**** Information supplied

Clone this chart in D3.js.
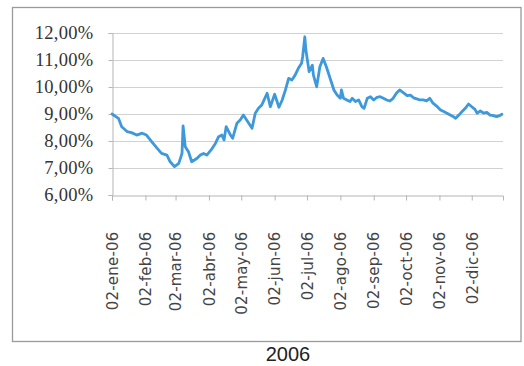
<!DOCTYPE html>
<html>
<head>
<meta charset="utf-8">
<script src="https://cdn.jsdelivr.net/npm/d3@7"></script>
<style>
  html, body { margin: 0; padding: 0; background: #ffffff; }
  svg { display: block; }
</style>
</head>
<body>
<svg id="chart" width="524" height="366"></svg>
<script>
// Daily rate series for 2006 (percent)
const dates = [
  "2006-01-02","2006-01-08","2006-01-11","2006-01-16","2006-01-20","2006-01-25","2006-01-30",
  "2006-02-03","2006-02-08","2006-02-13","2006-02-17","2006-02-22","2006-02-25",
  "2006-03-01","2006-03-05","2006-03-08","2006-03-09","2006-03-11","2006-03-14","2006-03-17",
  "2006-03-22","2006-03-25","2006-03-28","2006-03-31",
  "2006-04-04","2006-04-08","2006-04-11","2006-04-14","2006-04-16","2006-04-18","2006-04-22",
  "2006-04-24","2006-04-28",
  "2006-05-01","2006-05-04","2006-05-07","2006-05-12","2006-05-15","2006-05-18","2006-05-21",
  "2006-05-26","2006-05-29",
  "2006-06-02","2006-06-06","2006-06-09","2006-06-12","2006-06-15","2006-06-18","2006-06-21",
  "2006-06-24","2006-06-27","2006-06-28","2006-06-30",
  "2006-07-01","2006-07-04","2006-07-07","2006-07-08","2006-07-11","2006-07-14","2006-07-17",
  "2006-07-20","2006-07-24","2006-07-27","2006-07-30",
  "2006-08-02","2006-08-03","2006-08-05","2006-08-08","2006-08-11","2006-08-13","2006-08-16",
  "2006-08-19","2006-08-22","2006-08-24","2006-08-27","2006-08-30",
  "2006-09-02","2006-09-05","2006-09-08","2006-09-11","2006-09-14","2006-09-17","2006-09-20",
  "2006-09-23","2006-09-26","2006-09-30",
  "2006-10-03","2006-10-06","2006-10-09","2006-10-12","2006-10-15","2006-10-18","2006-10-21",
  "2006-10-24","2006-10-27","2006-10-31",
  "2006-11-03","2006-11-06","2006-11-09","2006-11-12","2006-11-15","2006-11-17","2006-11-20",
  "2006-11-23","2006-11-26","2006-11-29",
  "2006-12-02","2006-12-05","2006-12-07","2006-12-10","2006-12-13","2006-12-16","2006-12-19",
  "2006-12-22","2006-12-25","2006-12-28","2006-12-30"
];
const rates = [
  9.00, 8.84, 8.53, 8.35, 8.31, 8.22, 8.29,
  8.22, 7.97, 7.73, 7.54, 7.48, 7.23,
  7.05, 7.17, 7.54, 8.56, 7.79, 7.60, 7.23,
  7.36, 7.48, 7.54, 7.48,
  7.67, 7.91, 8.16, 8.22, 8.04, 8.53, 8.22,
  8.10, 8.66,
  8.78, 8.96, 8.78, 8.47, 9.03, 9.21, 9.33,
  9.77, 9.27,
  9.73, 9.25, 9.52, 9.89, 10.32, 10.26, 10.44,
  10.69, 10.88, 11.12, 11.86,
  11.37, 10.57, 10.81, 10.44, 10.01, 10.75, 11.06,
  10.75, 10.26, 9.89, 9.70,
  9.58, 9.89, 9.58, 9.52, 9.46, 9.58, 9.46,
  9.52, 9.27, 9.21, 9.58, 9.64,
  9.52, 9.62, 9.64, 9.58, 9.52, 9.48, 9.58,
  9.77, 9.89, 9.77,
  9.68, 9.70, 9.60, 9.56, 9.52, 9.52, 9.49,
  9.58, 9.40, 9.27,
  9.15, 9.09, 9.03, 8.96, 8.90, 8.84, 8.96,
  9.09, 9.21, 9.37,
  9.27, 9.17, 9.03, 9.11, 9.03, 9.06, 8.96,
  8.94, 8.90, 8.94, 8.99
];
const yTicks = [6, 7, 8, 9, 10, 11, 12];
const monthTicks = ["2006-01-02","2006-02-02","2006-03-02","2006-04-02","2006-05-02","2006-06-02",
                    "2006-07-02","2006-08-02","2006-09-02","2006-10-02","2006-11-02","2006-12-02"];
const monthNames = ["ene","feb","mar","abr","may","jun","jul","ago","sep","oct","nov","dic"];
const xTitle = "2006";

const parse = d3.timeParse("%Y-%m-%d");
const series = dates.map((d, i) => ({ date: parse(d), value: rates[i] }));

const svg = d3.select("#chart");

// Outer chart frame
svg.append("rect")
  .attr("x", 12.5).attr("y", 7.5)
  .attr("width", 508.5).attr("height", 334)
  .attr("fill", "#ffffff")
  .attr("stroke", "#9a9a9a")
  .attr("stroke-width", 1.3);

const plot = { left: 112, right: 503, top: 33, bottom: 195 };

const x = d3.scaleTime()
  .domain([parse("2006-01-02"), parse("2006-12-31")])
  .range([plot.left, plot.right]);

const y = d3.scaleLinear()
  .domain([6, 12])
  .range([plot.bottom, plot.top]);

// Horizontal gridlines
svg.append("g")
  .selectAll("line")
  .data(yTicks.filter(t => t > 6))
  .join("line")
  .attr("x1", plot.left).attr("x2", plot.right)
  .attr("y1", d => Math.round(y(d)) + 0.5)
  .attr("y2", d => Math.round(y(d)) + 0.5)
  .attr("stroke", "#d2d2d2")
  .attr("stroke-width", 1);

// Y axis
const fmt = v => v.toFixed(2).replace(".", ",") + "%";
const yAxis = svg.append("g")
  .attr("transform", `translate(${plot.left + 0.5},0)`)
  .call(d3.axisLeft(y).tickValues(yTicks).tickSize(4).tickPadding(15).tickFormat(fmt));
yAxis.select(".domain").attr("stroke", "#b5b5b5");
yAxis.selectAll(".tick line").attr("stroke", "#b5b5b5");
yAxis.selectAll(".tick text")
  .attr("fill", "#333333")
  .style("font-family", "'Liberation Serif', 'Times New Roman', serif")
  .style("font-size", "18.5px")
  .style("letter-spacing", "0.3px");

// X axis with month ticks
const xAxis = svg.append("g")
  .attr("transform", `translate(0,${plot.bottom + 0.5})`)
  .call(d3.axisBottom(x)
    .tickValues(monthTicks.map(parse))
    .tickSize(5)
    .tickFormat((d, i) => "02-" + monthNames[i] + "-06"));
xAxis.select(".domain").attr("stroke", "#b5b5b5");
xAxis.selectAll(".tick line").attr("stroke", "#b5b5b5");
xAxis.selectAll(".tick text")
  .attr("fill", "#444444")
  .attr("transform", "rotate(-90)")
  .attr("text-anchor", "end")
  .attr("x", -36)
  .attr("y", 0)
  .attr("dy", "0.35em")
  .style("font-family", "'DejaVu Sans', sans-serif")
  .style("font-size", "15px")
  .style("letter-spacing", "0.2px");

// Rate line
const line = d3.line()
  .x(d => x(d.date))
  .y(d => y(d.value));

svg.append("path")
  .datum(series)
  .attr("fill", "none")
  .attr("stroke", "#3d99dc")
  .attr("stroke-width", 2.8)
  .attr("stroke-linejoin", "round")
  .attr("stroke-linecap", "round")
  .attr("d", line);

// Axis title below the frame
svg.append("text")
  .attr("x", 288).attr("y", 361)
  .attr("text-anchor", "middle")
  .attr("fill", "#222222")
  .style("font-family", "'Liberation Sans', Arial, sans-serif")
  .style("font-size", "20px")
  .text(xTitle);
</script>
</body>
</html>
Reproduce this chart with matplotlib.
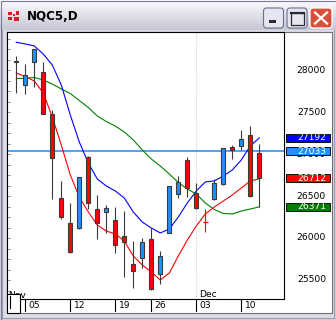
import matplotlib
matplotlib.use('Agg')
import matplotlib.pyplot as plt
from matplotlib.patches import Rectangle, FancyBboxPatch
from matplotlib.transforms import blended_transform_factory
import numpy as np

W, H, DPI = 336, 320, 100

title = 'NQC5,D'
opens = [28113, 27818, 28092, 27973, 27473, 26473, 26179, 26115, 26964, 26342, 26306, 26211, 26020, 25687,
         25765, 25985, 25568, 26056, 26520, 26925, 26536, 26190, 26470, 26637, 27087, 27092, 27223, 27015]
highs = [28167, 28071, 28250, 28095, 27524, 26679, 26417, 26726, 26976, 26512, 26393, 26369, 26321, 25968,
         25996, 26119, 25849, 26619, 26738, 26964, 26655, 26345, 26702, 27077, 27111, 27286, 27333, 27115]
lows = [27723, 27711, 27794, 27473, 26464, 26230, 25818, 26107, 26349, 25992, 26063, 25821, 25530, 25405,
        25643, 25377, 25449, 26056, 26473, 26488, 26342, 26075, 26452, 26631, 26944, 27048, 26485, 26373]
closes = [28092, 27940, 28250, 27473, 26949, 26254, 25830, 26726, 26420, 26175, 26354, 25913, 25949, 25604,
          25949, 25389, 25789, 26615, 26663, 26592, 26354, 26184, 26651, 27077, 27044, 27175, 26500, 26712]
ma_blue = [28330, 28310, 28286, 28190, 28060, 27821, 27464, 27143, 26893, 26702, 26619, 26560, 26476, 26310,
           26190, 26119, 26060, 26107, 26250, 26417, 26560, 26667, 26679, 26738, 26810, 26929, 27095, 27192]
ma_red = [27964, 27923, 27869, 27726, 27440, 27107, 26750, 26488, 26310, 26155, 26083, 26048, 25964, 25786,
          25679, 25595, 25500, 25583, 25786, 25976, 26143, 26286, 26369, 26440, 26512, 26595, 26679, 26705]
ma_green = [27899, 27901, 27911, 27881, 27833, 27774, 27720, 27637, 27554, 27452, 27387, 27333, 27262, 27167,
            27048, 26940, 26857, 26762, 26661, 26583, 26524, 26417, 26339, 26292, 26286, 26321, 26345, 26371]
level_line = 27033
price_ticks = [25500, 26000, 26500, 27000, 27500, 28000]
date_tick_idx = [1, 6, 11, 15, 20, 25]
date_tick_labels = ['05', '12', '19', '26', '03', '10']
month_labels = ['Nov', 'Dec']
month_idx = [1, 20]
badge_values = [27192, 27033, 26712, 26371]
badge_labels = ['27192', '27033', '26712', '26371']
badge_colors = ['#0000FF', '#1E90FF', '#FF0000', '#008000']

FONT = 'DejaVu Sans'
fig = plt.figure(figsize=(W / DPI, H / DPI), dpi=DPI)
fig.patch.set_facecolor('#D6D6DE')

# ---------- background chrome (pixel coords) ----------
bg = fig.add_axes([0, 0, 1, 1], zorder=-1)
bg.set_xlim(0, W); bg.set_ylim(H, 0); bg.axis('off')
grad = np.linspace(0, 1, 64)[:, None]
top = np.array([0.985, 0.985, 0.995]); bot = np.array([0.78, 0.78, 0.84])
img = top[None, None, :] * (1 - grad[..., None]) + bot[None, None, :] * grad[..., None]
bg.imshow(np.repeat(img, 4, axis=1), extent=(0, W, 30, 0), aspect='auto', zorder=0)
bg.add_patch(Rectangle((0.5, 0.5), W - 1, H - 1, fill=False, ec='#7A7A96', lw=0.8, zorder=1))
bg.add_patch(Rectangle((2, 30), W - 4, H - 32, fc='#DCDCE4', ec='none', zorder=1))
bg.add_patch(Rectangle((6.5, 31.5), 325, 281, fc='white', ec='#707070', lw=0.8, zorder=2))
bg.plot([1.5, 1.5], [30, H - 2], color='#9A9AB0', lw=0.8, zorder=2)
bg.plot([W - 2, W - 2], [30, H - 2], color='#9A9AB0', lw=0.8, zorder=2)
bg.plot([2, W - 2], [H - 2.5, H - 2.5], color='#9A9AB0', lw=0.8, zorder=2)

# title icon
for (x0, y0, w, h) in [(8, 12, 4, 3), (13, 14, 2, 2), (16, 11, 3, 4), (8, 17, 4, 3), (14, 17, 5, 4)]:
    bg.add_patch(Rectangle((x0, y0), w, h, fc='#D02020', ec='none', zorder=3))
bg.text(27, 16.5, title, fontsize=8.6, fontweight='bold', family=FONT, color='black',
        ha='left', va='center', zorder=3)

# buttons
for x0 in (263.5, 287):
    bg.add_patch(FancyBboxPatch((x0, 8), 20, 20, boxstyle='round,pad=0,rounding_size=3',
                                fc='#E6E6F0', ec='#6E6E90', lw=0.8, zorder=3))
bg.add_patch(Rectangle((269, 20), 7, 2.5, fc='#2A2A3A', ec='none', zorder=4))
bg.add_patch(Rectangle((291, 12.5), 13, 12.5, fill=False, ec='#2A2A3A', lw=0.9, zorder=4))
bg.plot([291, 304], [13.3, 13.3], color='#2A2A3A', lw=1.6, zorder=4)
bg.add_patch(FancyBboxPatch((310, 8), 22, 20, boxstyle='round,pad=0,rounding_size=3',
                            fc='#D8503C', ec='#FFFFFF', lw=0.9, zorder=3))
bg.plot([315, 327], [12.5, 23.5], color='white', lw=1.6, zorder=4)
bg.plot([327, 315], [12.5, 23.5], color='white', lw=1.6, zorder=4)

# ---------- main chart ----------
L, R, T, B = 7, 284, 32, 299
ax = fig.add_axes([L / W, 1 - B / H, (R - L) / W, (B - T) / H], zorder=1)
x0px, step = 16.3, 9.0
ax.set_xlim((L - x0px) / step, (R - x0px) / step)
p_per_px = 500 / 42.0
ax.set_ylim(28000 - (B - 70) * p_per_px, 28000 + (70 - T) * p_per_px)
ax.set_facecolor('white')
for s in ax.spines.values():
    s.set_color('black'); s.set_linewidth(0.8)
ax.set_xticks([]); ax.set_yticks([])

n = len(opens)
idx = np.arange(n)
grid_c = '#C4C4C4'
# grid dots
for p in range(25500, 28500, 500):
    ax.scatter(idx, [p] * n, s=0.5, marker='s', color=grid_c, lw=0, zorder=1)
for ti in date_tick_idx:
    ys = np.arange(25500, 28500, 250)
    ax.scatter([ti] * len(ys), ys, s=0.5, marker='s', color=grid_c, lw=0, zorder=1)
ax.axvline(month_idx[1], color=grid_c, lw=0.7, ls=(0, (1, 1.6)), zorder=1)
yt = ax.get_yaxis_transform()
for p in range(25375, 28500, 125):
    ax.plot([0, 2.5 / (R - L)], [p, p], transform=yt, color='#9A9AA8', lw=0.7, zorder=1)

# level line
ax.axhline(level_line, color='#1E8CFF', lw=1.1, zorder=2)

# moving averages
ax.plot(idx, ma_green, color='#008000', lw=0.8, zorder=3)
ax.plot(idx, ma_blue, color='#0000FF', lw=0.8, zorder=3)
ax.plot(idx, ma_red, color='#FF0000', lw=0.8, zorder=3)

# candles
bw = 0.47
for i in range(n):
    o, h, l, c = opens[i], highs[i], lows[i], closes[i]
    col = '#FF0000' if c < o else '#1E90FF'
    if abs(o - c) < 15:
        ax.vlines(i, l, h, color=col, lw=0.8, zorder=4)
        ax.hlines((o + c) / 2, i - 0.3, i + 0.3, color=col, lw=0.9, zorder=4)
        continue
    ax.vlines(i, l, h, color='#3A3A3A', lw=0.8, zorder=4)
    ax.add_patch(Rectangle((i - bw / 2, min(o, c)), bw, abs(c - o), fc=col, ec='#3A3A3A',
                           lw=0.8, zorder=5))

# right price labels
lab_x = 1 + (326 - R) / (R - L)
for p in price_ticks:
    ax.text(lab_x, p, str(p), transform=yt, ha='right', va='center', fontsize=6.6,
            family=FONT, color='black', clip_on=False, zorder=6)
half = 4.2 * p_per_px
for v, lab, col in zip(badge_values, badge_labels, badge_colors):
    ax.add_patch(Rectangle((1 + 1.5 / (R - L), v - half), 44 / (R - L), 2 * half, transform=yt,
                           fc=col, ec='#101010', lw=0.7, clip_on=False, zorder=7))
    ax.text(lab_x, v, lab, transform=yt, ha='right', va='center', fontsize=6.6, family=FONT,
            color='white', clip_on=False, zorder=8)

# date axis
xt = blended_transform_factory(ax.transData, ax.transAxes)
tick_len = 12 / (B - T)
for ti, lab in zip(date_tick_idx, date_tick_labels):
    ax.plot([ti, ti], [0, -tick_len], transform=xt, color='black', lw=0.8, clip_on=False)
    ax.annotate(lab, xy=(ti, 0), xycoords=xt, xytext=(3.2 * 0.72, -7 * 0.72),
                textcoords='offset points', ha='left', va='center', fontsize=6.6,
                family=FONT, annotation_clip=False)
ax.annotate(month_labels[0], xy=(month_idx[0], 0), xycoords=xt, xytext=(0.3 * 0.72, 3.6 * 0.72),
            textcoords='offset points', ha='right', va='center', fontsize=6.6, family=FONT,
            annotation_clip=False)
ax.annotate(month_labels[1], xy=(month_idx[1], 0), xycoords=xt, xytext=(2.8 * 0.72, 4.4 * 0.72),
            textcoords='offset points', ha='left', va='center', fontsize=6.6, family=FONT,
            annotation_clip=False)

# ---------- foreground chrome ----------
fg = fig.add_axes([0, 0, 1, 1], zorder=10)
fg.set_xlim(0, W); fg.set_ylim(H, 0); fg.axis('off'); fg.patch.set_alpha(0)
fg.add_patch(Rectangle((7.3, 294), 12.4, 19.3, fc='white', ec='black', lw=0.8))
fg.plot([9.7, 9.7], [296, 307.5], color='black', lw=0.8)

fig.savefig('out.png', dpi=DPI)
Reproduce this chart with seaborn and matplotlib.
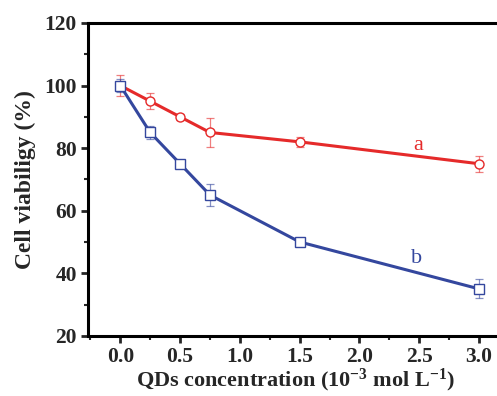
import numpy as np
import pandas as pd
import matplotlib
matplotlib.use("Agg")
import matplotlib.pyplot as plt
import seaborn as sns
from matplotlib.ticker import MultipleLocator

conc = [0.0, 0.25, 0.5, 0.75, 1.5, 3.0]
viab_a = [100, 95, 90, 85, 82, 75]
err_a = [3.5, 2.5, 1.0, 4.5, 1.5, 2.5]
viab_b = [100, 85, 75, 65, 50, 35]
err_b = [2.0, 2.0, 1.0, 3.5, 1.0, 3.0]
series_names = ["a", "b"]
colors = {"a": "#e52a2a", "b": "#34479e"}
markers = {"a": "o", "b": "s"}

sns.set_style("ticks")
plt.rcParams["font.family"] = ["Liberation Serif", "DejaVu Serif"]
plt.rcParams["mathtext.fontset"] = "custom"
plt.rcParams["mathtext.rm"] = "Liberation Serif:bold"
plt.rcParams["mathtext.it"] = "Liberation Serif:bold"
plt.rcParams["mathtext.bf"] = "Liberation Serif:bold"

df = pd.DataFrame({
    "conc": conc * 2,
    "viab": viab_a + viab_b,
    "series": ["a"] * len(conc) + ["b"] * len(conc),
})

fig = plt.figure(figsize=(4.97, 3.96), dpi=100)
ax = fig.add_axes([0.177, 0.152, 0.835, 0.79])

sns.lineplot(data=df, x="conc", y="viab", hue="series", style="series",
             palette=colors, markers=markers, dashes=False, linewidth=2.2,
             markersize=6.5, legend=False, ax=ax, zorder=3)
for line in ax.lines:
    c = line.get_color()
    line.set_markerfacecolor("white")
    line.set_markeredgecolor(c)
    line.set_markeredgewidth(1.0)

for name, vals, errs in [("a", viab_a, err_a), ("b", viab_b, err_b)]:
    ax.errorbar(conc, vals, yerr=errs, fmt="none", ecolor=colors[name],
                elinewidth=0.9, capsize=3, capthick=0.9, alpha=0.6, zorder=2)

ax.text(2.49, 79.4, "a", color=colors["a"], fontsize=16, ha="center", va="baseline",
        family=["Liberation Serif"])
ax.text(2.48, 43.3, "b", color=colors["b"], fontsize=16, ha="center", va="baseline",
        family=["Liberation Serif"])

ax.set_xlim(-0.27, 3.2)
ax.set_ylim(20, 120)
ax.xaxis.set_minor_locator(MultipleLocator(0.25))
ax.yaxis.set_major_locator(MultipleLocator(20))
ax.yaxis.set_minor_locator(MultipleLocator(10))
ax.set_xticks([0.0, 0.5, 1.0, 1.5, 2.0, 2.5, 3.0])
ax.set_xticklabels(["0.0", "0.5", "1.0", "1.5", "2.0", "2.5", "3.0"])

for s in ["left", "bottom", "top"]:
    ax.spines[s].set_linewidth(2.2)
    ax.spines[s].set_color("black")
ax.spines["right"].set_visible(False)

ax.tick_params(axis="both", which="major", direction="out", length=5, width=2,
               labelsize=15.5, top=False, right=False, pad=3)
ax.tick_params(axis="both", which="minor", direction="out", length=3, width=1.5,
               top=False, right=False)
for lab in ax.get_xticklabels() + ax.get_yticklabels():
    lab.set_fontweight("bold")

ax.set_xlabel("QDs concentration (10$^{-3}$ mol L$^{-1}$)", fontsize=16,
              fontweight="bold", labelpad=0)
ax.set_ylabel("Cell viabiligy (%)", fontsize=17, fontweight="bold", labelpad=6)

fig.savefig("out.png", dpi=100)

********

▶ [Task instructions]: Repeat exactly, and only, the lines from the one containing "Reproduce this chart with matplotlib." through the one containing "W, H, DPI = 336, 320, 100", both included, without the pictures.

▶ [Expected output]:
Reproduce this chart with matplotlib.
import matplotlib
matplotlib.use('Agg')
import matplotlib.pyplot as plt
from matplotlib.patches import Rectangle, FancyBboxPatch
from matplotlib.transforms import blended_transform_factory
import numpy as np

W, H, DPI = 336, 320, 100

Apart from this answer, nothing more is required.